… Боль! Весь этот жуткий мир наполнен болью. Он сам был готов к ней, ожидал ее всегда и не желал пощады. Но его жена… Это другое. Она никогда не была частью их договора. Его жизнь — да, конечно, но не ее. До тех пор пока в ее хрупком теле не угасло дыхание, она принадлежит только ему.
–
— Мне нужно поговорить с черным дроздом, — сказал Фонтейн по-французски. — Я — Париж Пять.
— Если это будет возможно, то куда дрозд сможет вам перезвонить?
— Карибы.
Фонтейн назвал код, телефонный и добавочный номер коттеджа одиннадцать. Затем повесил трубку и, совсем пав духом, остался сидеть на диване. Он отдавал себе отчет в том, что возможно в данный момент истекает последний час жизни на земле его и его жены. Если это так, то он они должны взглянуть в лицо своему божеству и услышать от него слова правды. Его убьют, сомнений в этом не было, но сам он никогда не причинил вреда ни одной невинной душе, а только тем, кто и сам был вовлечен в круг ужасных и кровавых преступлений. Исключение, вероятно, могли составлять пять или шесть человек, он не знал точно, случайных прохожих и зевак, погибших во взрыве около штаба немецких войск. Вся наша жизнь есть боль, разве не так сказано в Писании?.. Но с другой стороны, что за Бог допускает такую жестокость?
Раздался телефонный звонок. Фонтейн схватил трубку и припал к ней ухом.
— Это Париж Пять, — сказал он.
— Дитя Господне, что же заставило тебя позвонить туда, куда ты до этого звонил только один раз за все время нашей связи?
— Ваша щедрость безгранична, монсеньер, однако я хочу изменить условия нашего договора.
— Каким образом?
— Моя жизнь в ваших руках и взять ее или оставить мне, все это ваша воля или милосердие, но это не должно касаться моей жены.
— Что?!
— Этот человек, ученый из Бостона. Он следит за мной своими жадными глазами, где бы я ни был, и в этих глазах я читаю все его мысли.
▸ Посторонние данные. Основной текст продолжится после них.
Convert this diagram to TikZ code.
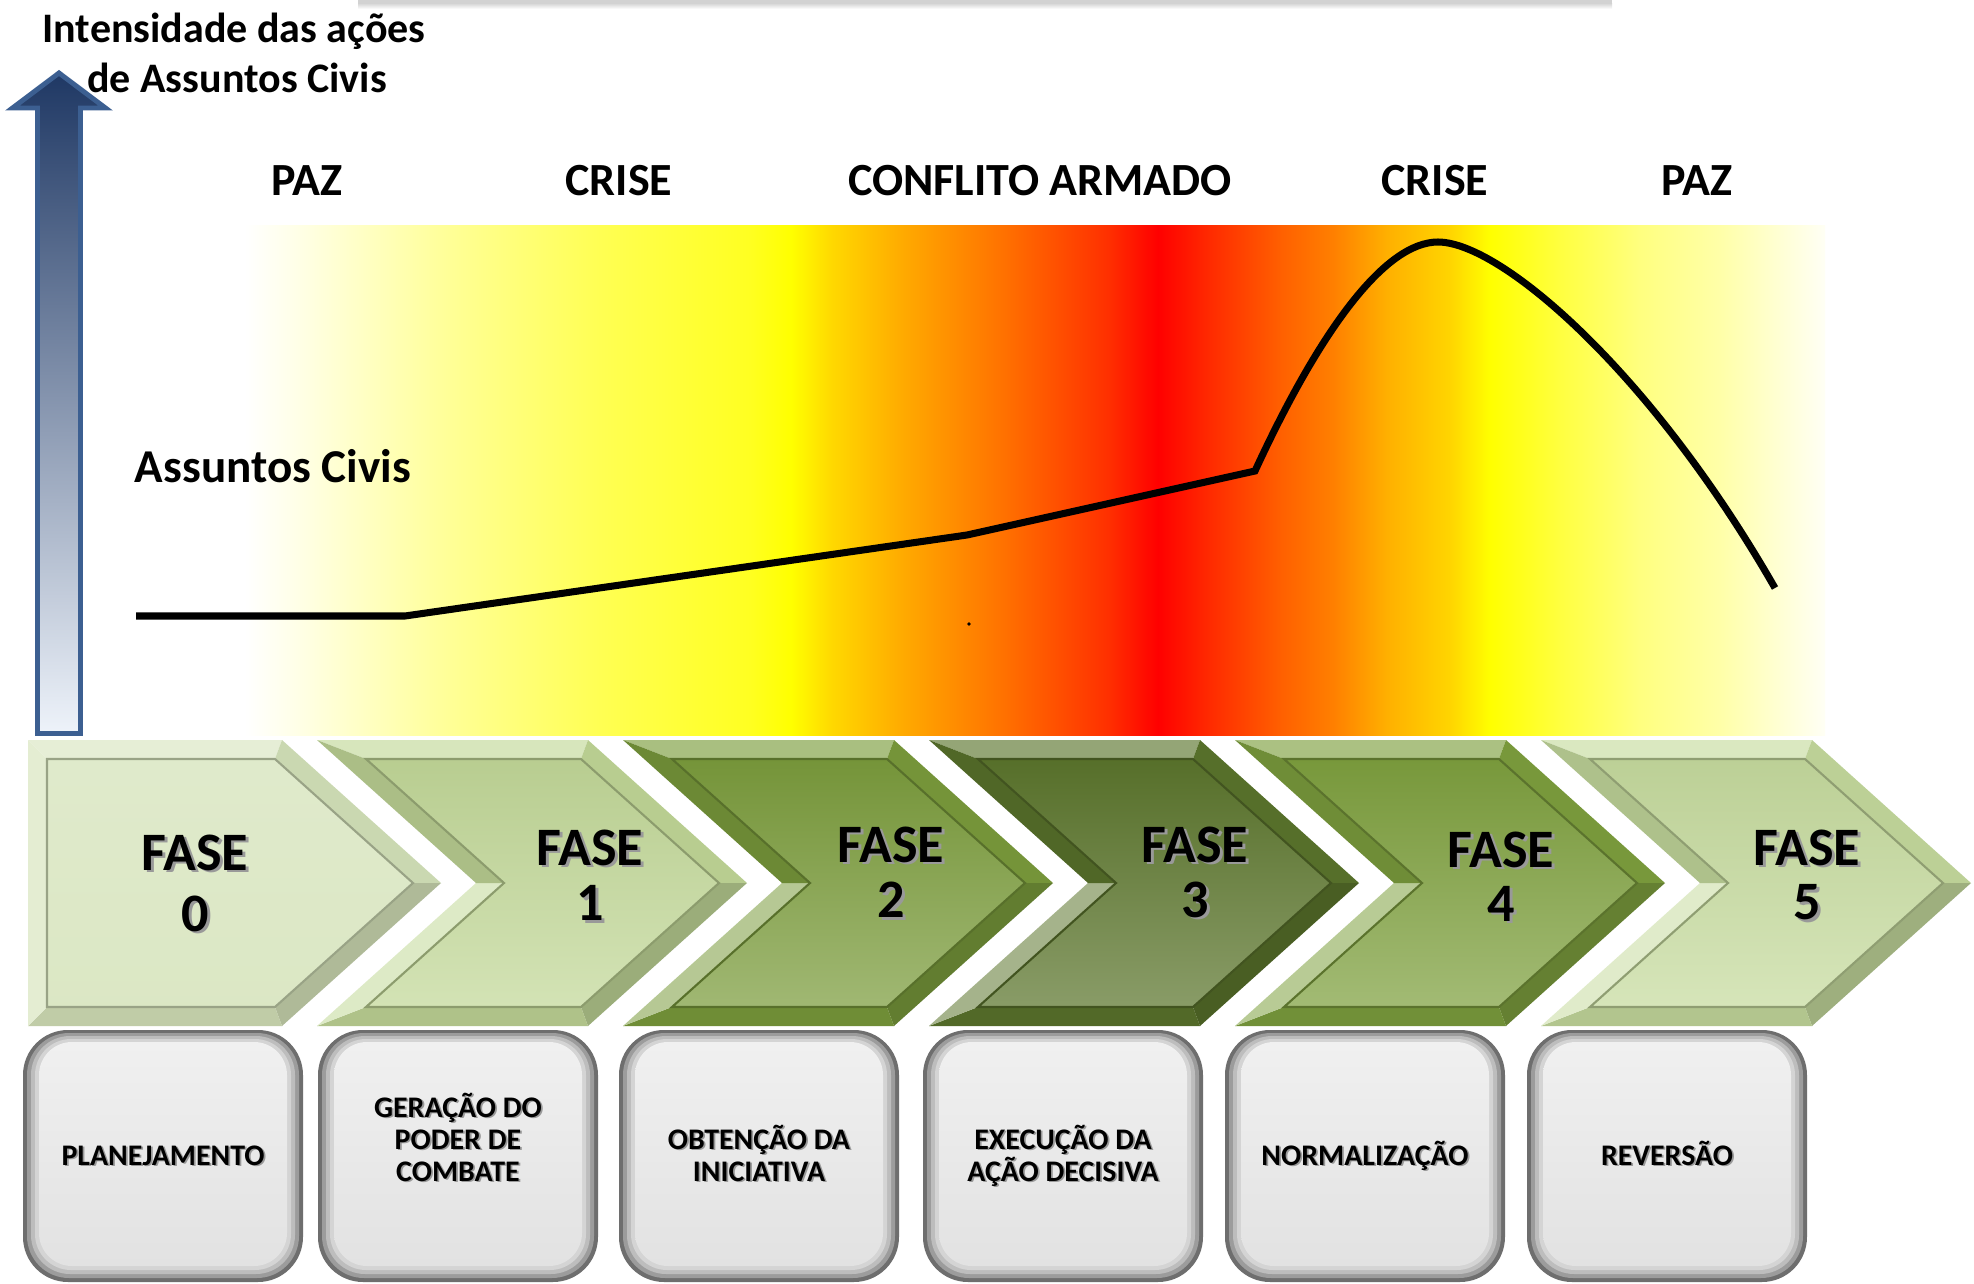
\documentclass[tikz,border=0pt]{standalone}
\usepackage{fontspec}
\setmainfont{Carlito}
\usetikzlibrary{calc}

\definecolor{chA}{HTML}{D5E3BA}
\definecolor{chB}{HTML}{C2D898}
\definecolor{chC}{HTML}{7B9C3C}
\definecolor{chD}{HTML}{5B752C}
\definecolor{chE}{HTML}{7EA03E}
\definecolor{chF}{HTML}{C6DB9E}
\definecolor{arrowtop}{HTML}{1F3864}
\definecolor{arrowmid}{HTML}{7F97B8}
\definecolor{arrowbot}{HTML}{EEF3FA}
\definecolor{arrowedge}{HTML}{3C5F91}
\definecolor{boxedge}{HTML}{6E6E6E}
\definecolor{boxbA}{HTML}{9C9C9C}
\definecolor{boxbB}{HTML}{BDBDBD}
\definecolor{boxbC}{HTML}{D4D4D4}
\definecolor{boxfaceT}{HTML}{F0F0F0}
\definecolor{boxfaceB}{HTML}{E2E2E2}

\pgfdeclarehorizontalshading{bandshade}{100bp}{rgb(0bp)=(1,1,1); rgb(25bp)=(1,1,1); rgb(26.74bp)=(1,1,0.9); rgb(31.3bp)=(1,1,0.6); rgb(36.14bp)=(1,1,0.33); rgb(40.98bp)=(1,1,0.13); rgb(42.28bp)=(1,1,0); rgb(43.58bp)=(1,0.847,0); rgb(45.82bp)=(1,0.667,0); rgb(49.05bp)=(1,0.44,0); rgb(52.28bp)=(1,0.19,0); rgb(53.89bp)=(1,0,0); rgb(55.51bp)=(1,0.165,0); rgb(57.78bp)=(1,0.376,0); rgb(59.43bp)=(1,0.5,0); rgb(61.14bp)=(1,0.69,0); rgb(63.13bp)=(1,0.835,0); rgb(64.4bp)=(1,1,0); rgb(66.61bp)=(1,1,0.25); rgb(69.15bp)=(1,1,0.5); rgb(71.68bp)=(1,1,0.66); rgb(75bp)=(1,1,0.96); rgb(100bp)=(1,1,0.96)}

\newcommand{\shtxt}[2][0.8pt]{\leavevmode\rlap{\hspace*{#1}\raisebox{-#1}{\textcolor{black!40}{#2}}}#2}

% chevron with notch, left top corner at x=#1, colour #2
\newcommand{\chevk}[2]{%
\begin{scope}[shift={(#1,0)}]
 \fill[#2!65!white] (0,740) -- (271,740) -- (264,759) -- (49,759) -- cycle;
 \fill[#2!95!black] (271,740) -- (430,883) -- (402,883) -- (264,759) -- cycle;
 \fill[#2!80!black] (430,883) -- (271,1026) -- (264,1007) -- (402,883) -- cycle;
 \fill[#2!90!black] (271,1026) -- (0,1026) -- (49,1007) -- (264,1007) -- cycle;
 \fill[#2!55!white] (0,1026) -- (159,883) -- (187,883) -- (49,1007) -- cycle;
 \fill[#2!88!black] (159,883) -- (0,740) -- (49,759) -- (187,883) -- cycle;
 \shade[top color=#2!95!black, middle color=#2, bottom color=#2!72!white] (49,759) -- (264,759) -- (402,883) -- (264,1007) -- (49,1007) -- (187,883) -- cycle;
 \draw[#2!72!black, line width=0.6pt, line join=miter] (49,759) -- (264,759) -- (402,883) -- (264,1007) -- (49,1007) -- (187,883) -- cycle;
\end{scope}}

% rounded grey box, left edge at x=#1
\newcommand{\gbox}[1]{%
\begin{scope}[shift={(#1,0)}]
 \fill[boxedge, rounded corners=4.5mm] (0,1030) rectangle (280,1282);
 \fill[boxbA, rounded corners=4.2mm] (4,1033) rectangle (276,1278);
 \fill[boxbB, rounded corners=3.9mm] (8,1036) rectangle (272,1274);
 \fill[boxbC, rounded corners=3.6mm] (12,1039) rectangle (268,1270);
 \shade[top color=boxfaceT, bottom color=boxfaceB, rounded corners=3.3mm] (16,1042) rectangle (264,1266);
\end{scope}}

\tikzset{
 fasetxt/.style={font=\fontsize{15.4pt}{16pt}\selectfont\bfseries, inner sep=0pt},
 boxtxt/.style={font=\fontsize{8.5pt}{9pt}\selectfont\bfseries, anchor=base, inner sep=0pt},
 eratxt/.style={font=\fontsize{13.1pt}{14pt}\selectfont\bfseries, inner sep=0pt},
 titletxt/.style={font=\fontsize{11.95pt}{13pt}\selectfont\bfseries, anchor=base, inner sep=0pt},
 curveline/.style={line width=2pt, black, line join=miter},
}

\begin{document}
\begin{tikzpicture}[x=0.01cm, y=-0.01cm]
\useasboundingbox (0,0) rectangle (1974,1284);
\fill[white] (0,0) rectangle (1974,1284);

% faint strip at top edge
\fill[gray!35] (358,0) rectangle (1612,3);
\shade[top color=gray!35, bottom color=white] (358,3) rectangle (1612,9);

% colour band
\shade[shading=bandshade] (245,225) rectangle (1825,735);

% vertical arrow
\shadedraw[top color=arrowtop, middle color=arrowmid, bottom color=arrowbot, draw=arrowedge, line width=1.4pt, line join=miter]
 (59,73) -- (105.5,108) -- (80.5,108) -- (80.5,733.5) -- (37.5,733.5) -- (37.5,108) -- (12.5,108) -- cycle;

% title
\node[titletxt] (t1) at (234,42) {Intensidade das ações};
\node[titletxt] (t2) at (237,92) {de Assuntos Civis};

% eras
\node[eratxt] (e1) at (307,181) {PAZ};
\node[eratxt] (e2) at (619,181) {CRISE};
\node[eratxt] (e3) at (1040,181) {CONFLITO ARMADO};
\node[eratxt] (e4) at (1435,181) {CRISE};
\node[eratxt] (e5) at (1697,181) {PAZ};

\node[font=\fontsize{13.4pt}{14pt}\selectfont\bfseries, anchor=base, inner sep=0pt] (ac) at (273,482) {Assuntos Civis};

% curve
\coordinate (p0) at (136,616);
\coordinate (p1) at (405,616);
\coordinate (p2) at (967,535);
\coordinate (p3) at (1255,471);
\coordinate (p4) at (1438,242);
\coordinate (p5) at (1775,588);
\draw[curveline] (p0) -- (p1) -- (p2) -- (p3) .. controls (1320,330) and (1385,242) .. (p4) .. controls (1500,242) and (1650,370) .. (p5);
\fill (969,624) circle (1.8);

% chevron 0 (pentagon)
\fill[chA!60!white] (28,740) -- (282,740) -- (275,759) -- (47,759) -- cycle;
\fill[chA!95!black] (282,740) -- (441,883) -- (413,883) -- (275,759) -- cycle;
\fill[chA!82!black] (441,883) -- (282,1026) -- (275,1007) -- (413,883) -- cycle;
\fill[chA!90!black] (282,1026) -- (28,1026) -- (47,1007) -- (275,1007) -- cycle;
\fill[chA!65!white] (28,1026) -- (28,740) -- (47,759) -- (47,1007) -- cycle;
\shade[top color=chA!75!white, bottom color=chA!85!white] (47,759) -- (275,759) -- (413,883) -- (275,1007) -- (47,1007) -- cycle;
\draw[chA!72!black, line width=0.6pt, line join=miter] (47,759) -- (275,759) -- (413,883) -- (275,1007) -- (47,1007) -- cycle;

\chevk{317}{chB}
\chevk{623}{chC}
\chevk{929}{chD}
\chevk{1235}{chE}
\chevk{1541}{chF}

% phase labels
\node[fasetxt] (f0) at (195,854) {\shtxt{FASE}};
\node[fasetxt] (n0) at (195,915) {\shtxt{0}};
\node[fasetxt] (f1) at (590,849) {\shtxt{FASE}};
\node[fasetxt] (n1) at (590,904) {\shtxt{1}};
\node[fasetxt] (f2) at (891,846) {\shtxt{FASE}};
\node[fasetxt] (n2) at (891,901) {\shtxt{2}};
\node[fasetxt] (f3) at (1195,846) {\shtxt{FASE}};
\node[fasetxt] (n3) at (1195,901) {\shtxt{3}};
\node[fasetxt] (f4) at (1501,851) {\shtxt{FASE}};
\node[fasetxt] (n4) at (1501,905) {\shtxt{4}};
\node[fasetxt] (f5) at (1807,849) {\shtxt{FASE}};
\node[fasetxt] (n5) at (1807,904) {\shtxt{5}};

% grey boxes
\gbox{23}
\gbox{318}
\gbox{619}
\gbox{923}
\gbox{1225}
\gbox{1527}

\node[boxtxt] (b0) at (163,1165) {\shtxt[0.5pt]{PLANEJAMENTO}};
\node[boxtxt] (b1a) at (458,1117) {\shtxt[0.5pt]{GERAÇÃO DO}};
\node[boxtxt] (b1b) at (458,1149) {\shtxt[0.5pt]{PODER DE}};
\node[boxtxt] (b1c) at (458,1181) {\shtxt[0.5pt]{COMBATE}};
\node[boxtxt] (b2a) at (759,1149) {\shtxt[0.5pt]{OBTENÇÃO DA}};
\node[boxtxt] (b2b) at (759,1181) {\shtxt[0.5pt]{INICIATIVA}};
\node[boxtxt] (b3a) at (1063,1149) {\shtxt[0.5pt]{EXECUÇÃO DA}};
\node[boxtxt] (b3b) at (1063,1181) {\shtxt[0.5pt]{AÇÃO DECISIVA}};
\node[boxtxt] (b4) at (1365,1165) {\shtxt[0.5pt]{NORMALIZAÇÃO}};
\node[boxtxt] (b5) at (1667,1165) {\shtxt[0.5pt]{REVERSÃO}};
\end{tikzpicture}
\end{document}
— Этот высокомерный глупец самолично прилетел на Монтсеррат? Он же ничего не знает!
— Нет, уверяю вас, по нему видно, что он знает все. Я сделаю то, что вы приказали, но прошу вас, позвольте нам вернуться в Париж… Умоляю вас. Позвольте ей умереть в мире, и я больше от вас ничего не попрошу.
— Ты просишь меня об этом? Но ведь я дал тебе слово!
— Но почему тогда этот ученый человек из Америки ходит за мной по пятам с непроницаемым лицом и острым, все замечающим взглядом, монсеньер?
Глубокий, глухой кашель на другом конце линии был ему ответом. Отдышавшись, Шакал сказал:
— Знаменитый профессор права теперь сам преступил закон, прикоснувшись к тому, что его не касалось. Теперь он покойник.
Пройдя через холл их элегантного дома, находящегося на площади Луисбург в Бостоне, Эдит Гейтс, жена знаменитого адвоката и профессора права, бесшумно открыла дверь личного кабинета своего мужа. Он неподвижно сидел в своем любимом большом кожаном кресле перед камином, где весело и жарко трещали дрова. Несмотря на жару бостонского вечера за стенами дома и центральное отопление и кондиционеры внутри, он неукоснительно требовал, чтобы камин постоянно топился. Рассматривая неподвижную фигуру в кресле, миссис Гейтс опять ощутила болезненный укол осознания того, что есть такие… вещи… касающиеся ее мужа, которые теперь стали недоступны ее пониманию. События и поступки в его повседневной жизни, ход мыслей, который она не могла понять или даже назвать, если бы ее кто-нибудь спросил. Время от времени ее муж испытывал невыносимые душевные муки, и он нисколько не пытался избавить себя от них или разделить с ней.